Given the current state of technology and what we already believe has been deployed in the private sector, it’s very likely that the National Security Agency could store far more than one billion phone calls per day if it really wanted to.

* * *

A few notes about this story:

  • I emailed Glenn Greenwald on Friday to see if he wanted to look over this story to be sure that my interpretation of his claims upon which this story is based was accurate, and didn’t hear back. I didn’t expect to, mind you, but I thought I’d offer him the opportunity anyway. If it turns out that my interpretation was wrong, I’ll update this story to reflect that, but I believe I’ve done the best that I could with the available information.
  • The math in this story isn’t especially difficult, but it’s prone to errors given all the conversions involved. SMV’s lowest bitrate is 800 bits per second, while all of my calculations have been done in bytes, where 1024 bytes equals 1 kilobyte. Not every calculation was done at the byte level; the final estimate of Amazon’s storage capacity was done by dividing 593494016 (566 exabytes in terabytes) by 190.9, rather than 190.xxxxxxxx. Some calculations were actually done at the byte level.

    I invite anyone interested in the math to check my calculations and I’ll happily update this story with an errors that you can find. This is the calculator that I used for this story, since it’ll allow the manipulation of extremely large numbers without having the calculator visually convert them to a power.

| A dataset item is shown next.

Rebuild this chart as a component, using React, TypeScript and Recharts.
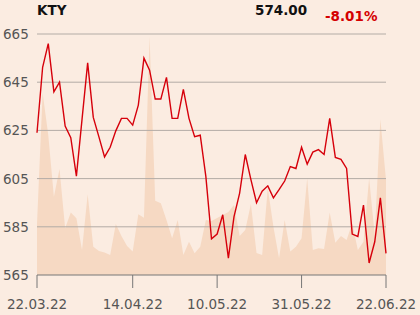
import { Area, ComposedChart, Line, ReferenceLine, XAxis, YAxis } from 'recharts'

const dates = [
  '22.03.22', '23.03.22', '24.03.22', '25.03.22', '28.03.22', '29.03.22', '30.03.22', '31.03.22',
  '01.04.22', '04.04.22', '05.04.22', '06.04.22', '07.04.22', '08.04.22', '11.04.22', '12.04.22',
  '13.04.22', '14.04.22', '19.04.22', '20.04.22', '21.04.22', '22.04.22', '25.04.22', '26.04.22',
  '27.04.22', '28.04.22', '29.04.22', '02.05.22', '04.05.22', '05.05.22', '06.05.22', '09.05.22',
  '10.05.22', '11.05.22', '12.05.22', '13.05.22', '16.05.22', '17.05.22', '18.05.22', '19.05.22',
  '20.05.22', '23.05.22', '24.05.22', '25.05.22', '26.05.22', '27.05.22', '30.05.22', '31.05.22',
  '01.06.22', '02.06.22', '03.06.22', '06.06.22', '07.06.22', '08.06.22', '09.06.22', '10.06.22',
  '13.06.22', '14.06.22', '15.06.22', '17.06.22', '20.06.22', '21.06.22', '22.06.22',
]

const prices = [
  624.0, 651.2, 661.0, 641.0, 645.0, 626.8, 622.0, 606.0, 629.6, 653.0,
  630.4, 622.3, 614.0, 618.0, 624.8, 630.0, 630.0, 627.2, 635.5, 655.0,
  650.0, 638.0, 638.0, 647.0, 630.0, 630.0, 642.0, 630.0, 622.4, 623.0,
  605.8, 580.0, 582.0, 590.0, 572.0, 589.2, 599.0, 615.0, 604.6, 595.0,
  599.8, 602.0, 597.0, 600.4, 604.0, 610.0, 609.2, 618.0, 611.0, 616.0,
  617.0, 615.0, 630.0, 613.8, 613.0, 609.2, 582.0, 581.0, 594.0, 570.0,
  578.8, 597.0, 574.0,
]

// volume, relative units (only the shape matters)
const volumes = [
  21.2, 75.5, 58.1, 32.5, 44.0, 19.4, 25.9, 23.5, 10.4, 33.5,
  11.7, 10.0, 9.3, 8.3, 21.2, 16.2, 12.0, 9.7, 25.2, 23.8,
  98.9, 30.8, 29.8, 22.8, 15.2, 22.8, 8.3, 13.8, 9.0, 11.7,
  22.8, 22.4, 23.7, 24.9, 26.1, 29.0, 16.2, 18.7, 29.5, 9.1,
  8.3, 36.1, 20.0, 6.9, 22.8, 9.7, 11.7, 15.2, 40.1, 10.4,
  11.1, 10.8, 25.9, 13.4, 16.2, 14.5, 21.5, 10.4, 13.8, 40.1,
  16.6, 64.6, 39.4,
]

const xTicks = ['22.03.22', '14.04.22', '10.05.22', '31.05.22', '22.06.22']
const yTicks = [565, 585, 605, 625, 645, 665]

const data = dates.map((d, i) => ({ date: d, price: prices[i], vol: volumes[i] }))

const YTick = ({ y, payload }: any) => (
  <text x={3} y={y} dy={5} fill="#555" fontSize={13.5}>
    {payload.value}
  </text>
)

export default function App() {
  return (
    <div
      style={{
        position: 'absolute', left: 0, top: 0, width: 420, height: 315,
        background: '#fbece1', fontFamily: 'DejaVu Sans', overflow: 'hidden',
      }}
    >
      <ComposedChart width={420} height={315} data={data} margin={{ top: 34, right: 34, bottom: 0, left: 0 }}>
        <XAxis
          dataKey="date"
          ticks={xTicks}
          interval={0}
          height={40}
          tickSize={13}
          tickMargin={11}
          stroke="#777"
          tick={{ fill: '#555', fontSize: 13.5 }}
        />
        <YAxis
          yAxisId="price"
          domain={[565, 665]}
          ticks={yTicks}
          width={37}
          axisLine={false}
          tickLine={false}
          tick={<YTick />}
        />
        <YAxis yAxisId="vol" domain={[0, 100]} hide />
        <Area
          yAxisId="vol"
          dataKey="vol"
          type="linear"
          stroke="none"
          fill="#f6d9c3"
          fillOpacity={1}
          isAnimationActive={false}
        />
        {yTicks.slice(1).map((t) => (
          <ReferenceLine key={t} yAxisId="price" y={t} stroke="#b3aca6" strokeWidth={1} />
        ))}
        <Line
          yAxisId="price"
          dataKey="price"
          type="linear"
          stroke="#d6000b"
          strokeWidth={1.4}
          dot={false}
          isAnimationActive={false}
        />
      </ComposedChart>
      <svg width={420} height={30} style={{ position: 'absolute', left: 0, top: 0 }}>
        <text x={37} y={15} fontSize={13.5} fontWeight="bold" fill="#111">KTY</text>
        <text x={255} y={14.5} fontSize={13.5} fontWeight="bold" fill="#111">574.00</text>
        <text x={325} y={21} fontSize={13.5} fontWeight="bold" fill="#d40000">-8.01%</text>
      </svg>
    </div>
  )
}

  • If anyone wants to nitpick over the SMV estimate of 800 bits/second of storage as practical, the SMV codec at all, or things of that nature, please feel free. I won’t argue. Just keep in mind that I’ve already acknowledged that these are rough estimates based entirely on rumors. This story is not meant to be a definitive and exact listing. Even if you assume a speech codec using 10 times the bitrate that I have, the numbers are so astronomical that I don’t believe that any error I’ve made or critical (and legitimate) nitpick would make a difference in the final conclusion that major storage players in the private sector, and the NSA, could store as much voice data as they could ever want.